When we moved to Nicaragua, we received advice from everybody… from how to purify our water to how to bargain like a Nica. Some of the advice was well-received. Other advice, I couldn’t help but wonder about. For example, I was reprimanded by other expats for providing a free lunch for our workers, tipping too much at local restaurants, and paying too much for a taxi. They said, “You are driving up the cost of everything by paying gringo prices willingly.” Or, “The workers will expect the same treatment and pay from us, too.”

I look at it this way. Trickle-Down has never worked in impoverished countries because huge sums of money allocated to government officials never reach those who need it the most. What is wrong with reversing the system of aid by trickling up? The average Nicaraguan earns five dollars a day! Even in Nicaragua, that is well below a level of poverty that defies my understanding of how hard-working families exist.

Here’s an example of my trickling up theory. We are building an addition to our guest house. We hired Marvin to build a bathroom, dig a new septic tank, and add a new kitchen/living room area…nothing fancy…just small and comfortable for our guests. First, we had Marvin make a list of all the materials he would need and give us a list of the costs of materials. Then, we told Marvin that in the U.S., we usually figure labor costs based on the cost of materials. Labor is usually the same amount as the cost of the materials. The carefully prepared list of materials came to $2,000, so we told Marvin that we would pay him $2,000 for his labor. “That is not how we do it in Nicaragua,” Marvin honestly replied. “We charge $10 a day for the contractor and $5 a day for the helpers.” If we did it Marvin’s way, he and his helpers would make much less and take more time to complete the job.

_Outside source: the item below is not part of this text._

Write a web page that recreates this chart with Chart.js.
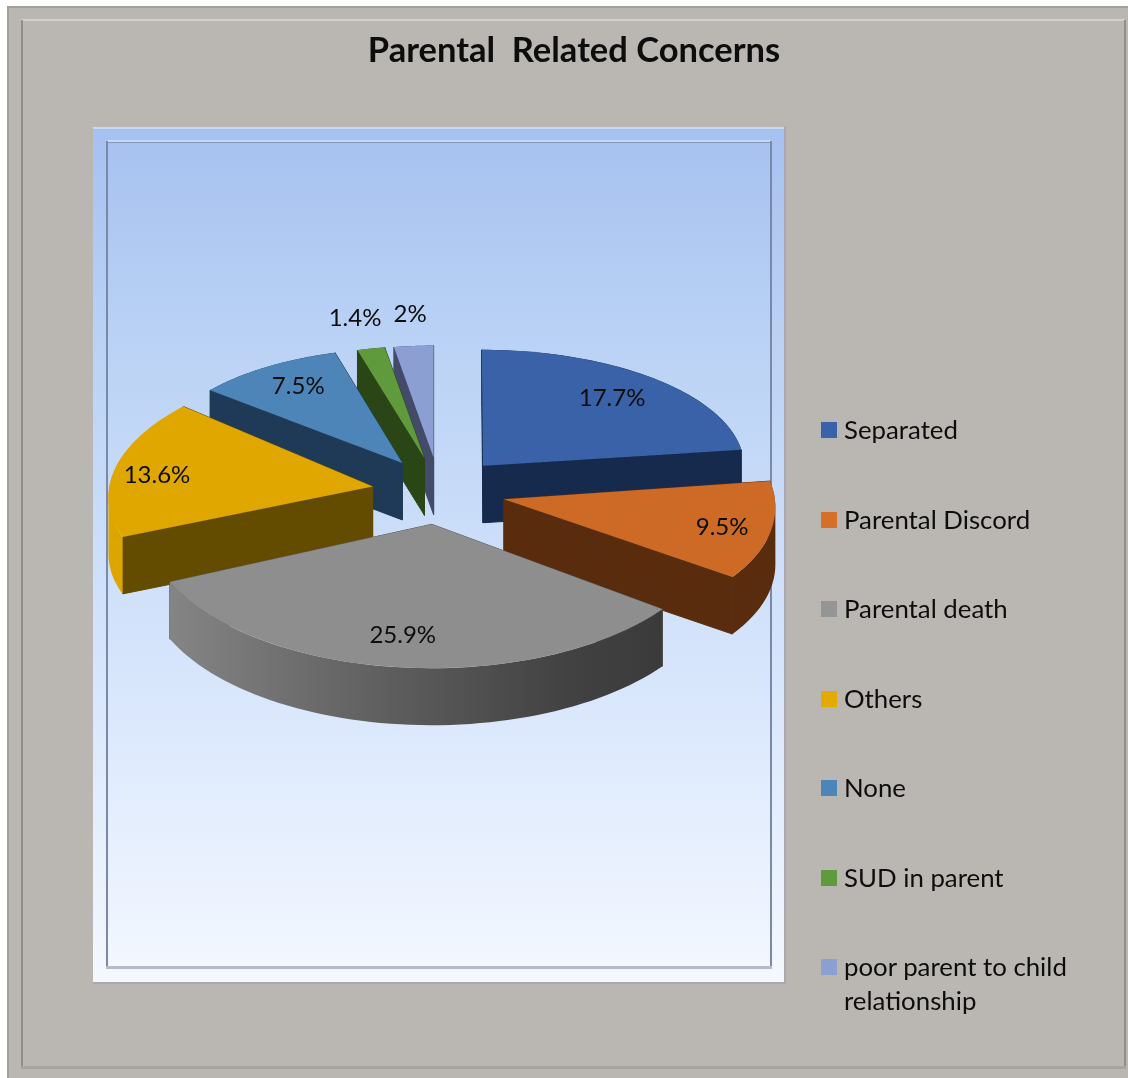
<!DOCTYPE html>
<html lang="en">
<head>
    <meta charset="UTF-8">
    <title>Parental Related Concerns</title>
    <script src="https://cdn.jsdelivr.net/npm/chart.js"></script>
    <style>
        body { margin: 0; background: #fff; }
        #wrap { position: relative; width: 1128px; height: 1078px; overflow: hidden; }
        canvas { display: block; }
        #legend { position: absolute; left: 821px; top: 385px; margin: 0; padding: 0; list-style: none;
                  font: 25.8px/34px Lato, sans-serif; color: #0d0d0d; }
        #legend li { position: relative; height: 89.5px; padding: 27px 0 0 23px; box-sizing: border-box; width: 270px; }
        #legend i { position: absolute; left: 0; top: 37px; width: 16px; height: 16px; }
    </style>
</head>
<body>
<div id="wrap">
    <canvas id="pieChart" width="1128" height="1078"></canvas>
    <ul id="legend"></ul>
</div>
<script>
    const categories = ["Separated", "Parental Discord", "Parental death", "Others", "None", "SUD in parent", "poor parent to child relationship"];
    const values = [17.7, 9.5, 25.9, 13.6, 7.5, 1.4, 2];
    const valueLabels = ["17.7%", "9.5%", "25.9%", "13.6%", "7.5%", "1.4%", "2%"];

    const topColors = ["#3a62a8", "#cd6b26", "#8e8e8e", "#dfa700", "#4e85b8", "#5f9a3c", "#8c9fd2"];
    const faceColors = ["#152a4d", "#592c0d", "#5a5a5a", "#634b00", "#1f3a57", "#2a4516", "#444a6a"];
    const rimColors = ["#152a4d", "#592c0d", null, "#dca500", "#1f3a57", "#2a4516", "#444a6a"];
    const legendColors = ["#3a62a8", "#d56f2a", "#959595", "#e3aa00", "#4e85b8", "#5f9a3c", "#8c9fd2"];

    // how the flat pie is laid onto the tilted plane
    const view = { cx: 439, cy: 491, rx: 266, ry: 128, rxNear: 20, ryNear: 16, skew: 30, explode: 67, depth: 57 };
    // the blue slice opens a little wider than the plane alone gives
    const sliceWiden = [10, 0, 0, 0, 0, 0, 0];
    const labelNudge = [[-8, 2], [8, 2], [-4, -3], [-7, 3], [5, 0], [-1, 0], [2, 0]];

    function sliceFrame(arc, i) {
        const mid = (arc.startAngle + arc.endAngle) / 2;
        const dirX = Math.cos(mid), dirY = Math.sin(mid);
        const side = 1 - Math.abs(dirY);
        return {
            dirX, dirY,
            x: view.cx + view.explode * dirX,
            y: view.cy + view.explode * 0.5 * dirY,
            rx: view.rx + view.rxNear * dirY + sliceWiden[i],
            ry: view.ry + view.ryNear * dirY,
            // the side slices lean with the perspective of the plane
            skew: view.skew * dirX * side * side
        };
    }

    // adds one strip of a wall to the current path, always wound left to right
    // so strips of the same wall never cancel each other when filled together
    function wallStrip(ctx, p, q) {
        const a = p[0] <= q[0] ? p : q;
        const b = p[0] <= q[0] ? q : p;
        ctx.moveTo(a[0], a[1]);
        ctx.lineTo(b[0], b[1]);
        ctx.lineTo(b[0], b[1] + view.depth);
        ctx.lineTo(a[0], a[1] + view.depth);
        ctx.closePath();
    }

    const scenery = {
        id: "scenery",
        beforeDraw(chart) {
            const ctx = chart.ctx;
            ctx.save();
            // grey card
            ctx.fillStyle = "#bab6b2";
            ctx.fillRect(7, 6, 1121, 1072);
            ctx.fillStyle = "#a3a09c";
            ctx.fillRect(7, 6, 1121, 2);
            ctx.fillRect(7, 6, 2, 1072);
            ctx.fillStyle = "#d2cfcb";
            ctx.fillRect(21, 19, 1104, 2);
            ctx.fillStyle = "#918e8a";
            ctx.fillRect(21, 20, 2, 1048);
            ctx.fillRect(1124, 20, 2, 1048);
            ctx.fillStyle = "#a7a4a0";
            ctx.fillRect(21, 1066, 1105, 3);

            // plot panel
            const bg = ctx.createLinearGradient(0, 127, 0, 982);
            bg.addColorStop(0, "#a6c1f0");
            bg.addColorStop(0.25, "#bad2f5");
            bg.addColorStop(0.65, "#d8e6fc");
            bg.addColorStop(1, "#f4f8ff");
            ctx.fillStyle = bg;
            ctx.fillRect(93, 127, 691, 855);
            ctx.fillStyle = "#c6d9f7";
            ctx.fillRect(93, 127, 691, 2);
            ctx.fillStyle = "#a9a8ae";
            ctx.fillRect(93, 982, 691, 2);
            ctx.fillRect(784, 127, 2, 857);

            ctx.fillStyle = "#c6d9f7";
            ctx.fillRect(107, 140, 664, 2);
            ctx.fillStyle = "#8199bd";
            ctx.fillRect(107, 142, 664, 1);
            ctx.fillStyle = "#7a8aa6";
            ctx.fillRect(106, 141, 2, 827);
            ctx.fillRect(770, 141, 2, 827);
            ctx.fillStyle = "#b4bac6";
            ctx.fillRect(106, 966, 666, 3);
            ctx.restore();
        },
        // the library skips its flat pass; each arc is drawn here on the tilted plane
        beforeDatasetDraw(chart) {
            const ctx = chart.ctx;
            const arcs = chart.getDatasetMeta(0).data;
            const order = arcs.map((arc, i) => i).sort((a, b) =>
                sliceFrame(arcs[a], a).dirY - sliceFrame(arcs[b], b).dirY);

            order.forEach(i => {
                const arc = arcs[i];
                const f = sliceFrame(arc, i);
                const R = arc.outerRadius;

                const steps = 60;
                const edge = [];
                for (let s = 0; s <= steps; s++) {
                    const a = arc.startAngle + (arc.endAngle - arc.startAngle) * s / steps;
                    edge.push([f.x + f.rx * Math.cos(a) + f.skew * Math.sin(a), f.y + f.ry * Math.sin(a)]);
                }

                // the two cut faces running in from the rim to the point
                ctx.fillStyle = faceColors[i];
                ctx.strokeStyle = faceColors[i];
                ctx.lineWidth = 1;
                ctx.beginPath();
                wallStrip(ctx, [f.x, f.y], edge[0]);
                wallStrip(ctx, [f.x, f.y], edge[steps]);
                ctx.fill();
                ctx.stroke();

                // outer rim
                let rim = rimColors[i];
                if (!rim) {
                    rim = ctx.createLinearGradient(f.x - f.rx * 0.92, 0, f.x + f.rx * 0.82, 0);
                    rim.addColorStop(0, "#858585");
                    rim.addColorStop(0.3, "#6a6a6a");
                    rim.addColorStop(0.55, "#555555");
                    rim.addColorStop(0.8, "#424242");
                    rim.addColorStop(1, "#3a3a3a");
                }
                ctx.fillStyle = rim;
                ctx.beginPath();
                for (let s = 0; s < steps; s++) {
                    wallStrip(ctx, edge[s], edge[s + 1]);
                }
                ctx.fill();

                ctx.save();
                ctx.transform(f.rx / R, 0, f.skew / R, f.ry / R, f.x, f.y);
                ctx.translate(-arc.x, -arc.y);
                arc.draw(ctx);
                ctx.restore();
            });
            return false;
        },
        afterDatasetsDraw(chart) {
            const ctx = chart.ctx;
            const arcs = chart.getDatasetMeta(0).data;
            ctx.save();
            ctx.font = "24px Lato, sans-serif";
            ctx.fillStyle = "#0d0d0d";
            ctx.textAlign = "center";
            ctx.textBaseline = "middle";
            arcs.forEach((arc, i) => {
                const f = sliceFrame(arc, i);
                // thin slices carry their label outside the rim
                const reach = values[i] < 5 ? 1.28 : 0.8;
                ctx.fillText(valueLabels[i],
                    f.x + f.rx * reach * f.dirX + labelNudge[i][0],
                    f.y + f.ry * reach * f.dirY + labelNudge[i][1]);
            });
            ctx.restore();
        }
    };

    new Chart(document.getElementById("pieChart"), {
        type: "pie",
        data: {
            labels: categories,
            datasets: [{
                data: values,
                backgroundColor: topColors,
                borderWidth: 0
            }]
        },
        options: {
            responsive: false,
            animation: false,
            layout: { padding: { left: 20 } },
            plugins: {
                legend: { display: false },
                tooltip: { enabled: false },
                title: {
                    display: true,
                    text: "Parental  Related Concerns",
                    color: "#0d0d0d",
                    font: { family: "Lato, sans-serif", size: 34.5, weight: "bold" },
                    padding: { top: 30, bottom: 20 }
                }
            }
        },
        plugins: [scenery]
    });

    const legend = document.getElementById("legend");
    categories.forEach((name, i) => {
        const li = document.createElement("li");
        const box = document.createElement("i");
        box.style.background = legendColors[i];
        li.appendChild(box);
        li.appendChild(document.createTextNode(name));
        legend.appendChild(li);
    });
</script>
</body>
</html>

We wrote up a contract, specifying the payments in six weekly installments. Marvin orders the materials with our approval and we pay the bill at the local hardware store. It is a win-win situation for all of the families. Marvin will have enough money to buy more tools and supplies for his business, and meet the needs of his growing family. His son and another friend are his helpers. Marvin can decide how much of a percentage to pay them and knowing Marvin, he will be generous with his percentage.

Marvin and his crew

Trickling up is a fair and sound economic system for expats. We can live comfortably on our retirement savings because the cost of living in Nicaragua is about 1/4 of the cost of living in the states. Our money goes a lot farther here, so why not invest in the future of Nicaragua? Trickling up makes sense to me! With a simple system of accountability and fairness in good labor practices, everybody is happy.